Yvette's voice, from the front seat of the car beside him, was hysterical as well as still breathless from her exertion.
"I had to."
Georgos answered tersely, without turning his head, keeping his eyes directed at the freeway which they had just reached. He was driving carefully, making sure to stay slightly below the legal speed limit. The last thing he wanted was to be stopped by the Highway Patrol for some driving infraction. There was blood, Georgos knew, on his clothing from the man he had knifed, and there would be blood on the knife also, identifiable by type. He had discovered, too, that he was bleeding copiously himself-from his left thigh where the wire had penetrated more deeply than he had realized earlier. And he could feel his ankle swelling from when it twisted on the rock.
Yvette whined, "You didn't have to kill them!"
He shouted at her fiercely, "Shut up! Or I'll kill you."
He was thinking back, mentally running over every detail that had happened, trying to remember if there were any clues left behind which would identify either him or Yvette. 'they had both worn gloves at the fence and in laying the charges. He had slipped his off to connect the timer, and later when he fired the gun. But the gloves had been on when he attacked with the knife, so there would be no fingerprints on the car door handle. Prints on the gun? Yes, but be had had the presence of mind to bring the gun with him and would dispose of it later.
Yvette was sniveling again. "That one in the car. He was an old man! I saw him."
"He was a dirty fascist pig!"
Georgos said it forcefully, in part to convince himself, because the memory of the gray-haired man had been eating at him too. He had tried to push out of his mind the recollection of the shocked, open mouth and stifled scream as the knife went in deeply, but be had not succeeded. Despite his anarchist training and the bombings since, Georgos had not killed anyone at close quarters before and the experience sickened him. He would never admit it though.
"You could go to prison for murder!"
He snarled back, "So could you."
There was no point in explaining that he was indictable for murder already-for the seven deaths resulting from the La Mission plant explosion and the letter bombs mailed to GSP & L. But he could set his woman straight about tonight, and would.
"Get this, you stupid whore! You're in this as much as I am. You were there, a part of it all, and you killed those pigs just as if you pulled the knife or fired the gun.
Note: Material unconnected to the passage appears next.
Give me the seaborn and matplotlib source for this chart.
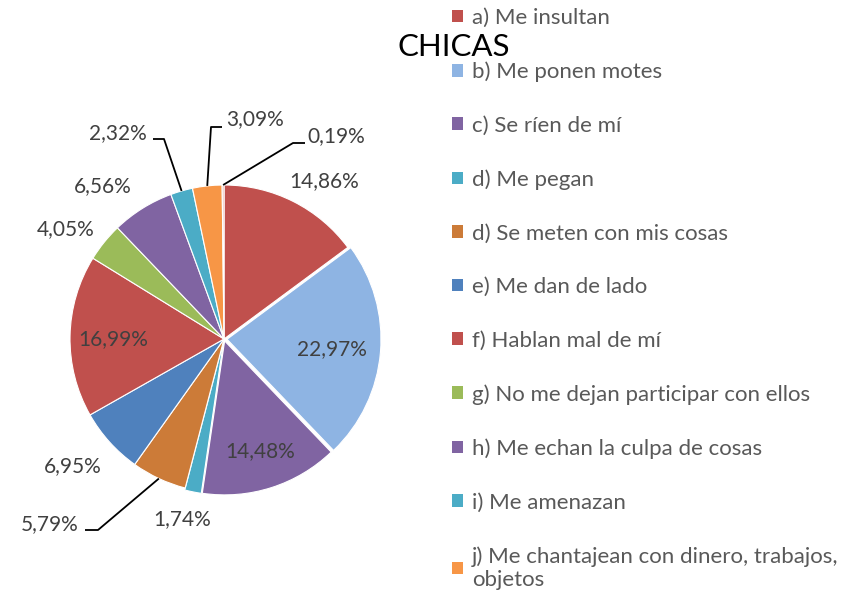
import seaborn as sns
import matplotlib.pyplot as plt
import numpy as np

# Data
categorias = [
    "a) Me insultan",
    "b) Me ponen motes",
    "c) Se ríen de mí",
    "d) Me pegan",
    "d) Se meten con mis cosas",
    "e) Me dan de lado",
    "f) Hablan mal de mí",
    "g) No me dejan participar con ellos",
    "h) Me echan la culpa de cosas",
    "i) Me amenazan",
    "j) Me chantajean con dinero, trabajos,\nobjetos",
    "",
]
porcentajes = [14.86, 22.97, 14.48, 1.74, 5.79, 6.95, 16.99, 4.05, 6.56, 2.32, 3.09, 0.19]
colores = ["#C0504D", "#8EB4E3", "#8064A2", "#4BACC6", "#CC7B38", "#4F81BD",
           "#C0504D", "#9BBB59", "#8064A2", "#4BACC6", "#F79646", "#E8A89E"]

sns.set_theme(style="white")
plt.rcParams['font.family'] = ['Lato', 'DejaVu Sans']

W, H = 858, 592
fig = plt.figure(figsize=(W / 100, H / 100), dpi=100)
ax = fig.add_axes([0, 0, 1, 1])

def Y(y):
    # pixel row from top -> data y
    return H - y

cx, cy, r = 224, Y(339), 154
explode = [0, 3, 2, 2, 0, 0, 0, 0, 0, 0, 0, 0]

wedges, _ = ax.pie(porcentajes, colors=colores, startangle=90, counterclock=False,
                   radius=r, center=(cx, cy), explode=explode,
                   wedgeprops=dict(edgecolor="white", linewidth=0.8))
ax.set_xlim(0, W)
ax.set_ylim(0, H)
ax.set_aspect("equal")
ax.axis("off")

# etiquetas de porcentaje (posiciones en píxeles)
pos_etiquetas = [(324, 181), (332, 349), (260, 451), (182, 519), (50, 524), (73, 466),
                 (113, 339), (66, 229), (103, 186), (118, 133), (255, 119), (336, 136)]
for v, (x, y) in zip(porcentajes, pos_etiquetas):
    ax.text(x, Y(y), f"{v:.2f}%".replace(".", ","), ha="center", va="center",
            fontsize=15, color="#404040")

# líneas guía
total = sum(porcentajes)
acum = np.cumsum([0] + porcentajes)
def borde(i):
    mid = (acum[i] + acum[i + 1]) / 2
    ang = np.deg2rad(90 - 360 * mid / total)
    return cx + r * np.cos(ang), cy + r * np.sin(ang)

guias = {4: [(98, 530), (85, 530)], 9: [(164, 139), (153, 139)],
         10: [(211, 127), (222, 127)], 11: [(293, 143), (305, 143)]}
for i, pts in guias.items():
    x0, y0 = borde(i)
    xs = [x0] + [p[0] for p in pts]
    ys = [y0] + [Y(p[1]) for p in pts]
    ax.plot(xs, ys, color="black", lw=1.3, solid_capstyle="butt")

ax.text(454, Y(47), "CHICAS", ha="center", va="center", fontsize=22.5, color="black")

leg = fig.legend(handles=wedges[:11], labels=categorias[:11], loc="upper left",
                 bbox_to_anchor=(452 / W, 1 - 8 / H), frameon=False, fontsize=16,
                 labelspacing=1.51, handlelength=0.5, handleheight=0.5,
                 handletextpad=0.4, borderaxespad=0, borderpad=0)
for t in leg.get_texts():
    t.set_color("#595959")
for h in leg.legend_handles:
    h.set_edgecolor("none")

fig.savefig("out.png", dpi=100, facecolor="white")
So whatever happens to me happens to you. Don't ever forget it!"
He had got through to her, he could tell, because she was sobbing now, choking on words, burbling something incoherent about wishing she hadn't gotten into this. For an instant he felt compassion and a surge of pity. Then self-discipline reasserted itself; he dismissed the thought as being weak and counterrevolutionary. He estimated they were almost halfway to the city, then realized something he had been too preoccupied to take in earlier. The area they were passing through, normally brightly lighted and well beyond Millfield, was also in darkness; even street lights were out. With sudden satisfaction he thought: It meant that the other freedom fighters had succeeded in their objectives. The entire battle, fought under his generalship, had been won!
Georgos began humming a little tune, composing in his mind a communiqué to acquaint the world with one more glorious victory by Friends of Freedom.
3
"When the power failure happened," Karen Sloan said from her wheelchair, "Josie and I were on our way home in Humperdinck."
"Humperdinck?" Nim was puzzled.
Karen gave him one of her warm, glowing smiles. "Humperdinck is my beautiful, beautiful van. I love it so much I just couldn't call it van,' so I gave it a name."
They were in the living room of Karen's apartment and it was early evening in the first week of November. Nim had accepted-after several postponements because of pressures of work-an invitation from Karen to join her for dinner. Josie, Karen's aide-housekeeper, was in the kitchen preparing the meal.
The small apartment was softly lighted, warm and comfortable. Outside, in contrast, most of northern California was enduring a Pacific gale, now in its third day, which had brought strong winds and torrential rain. As they talked, rain pounded against the windows.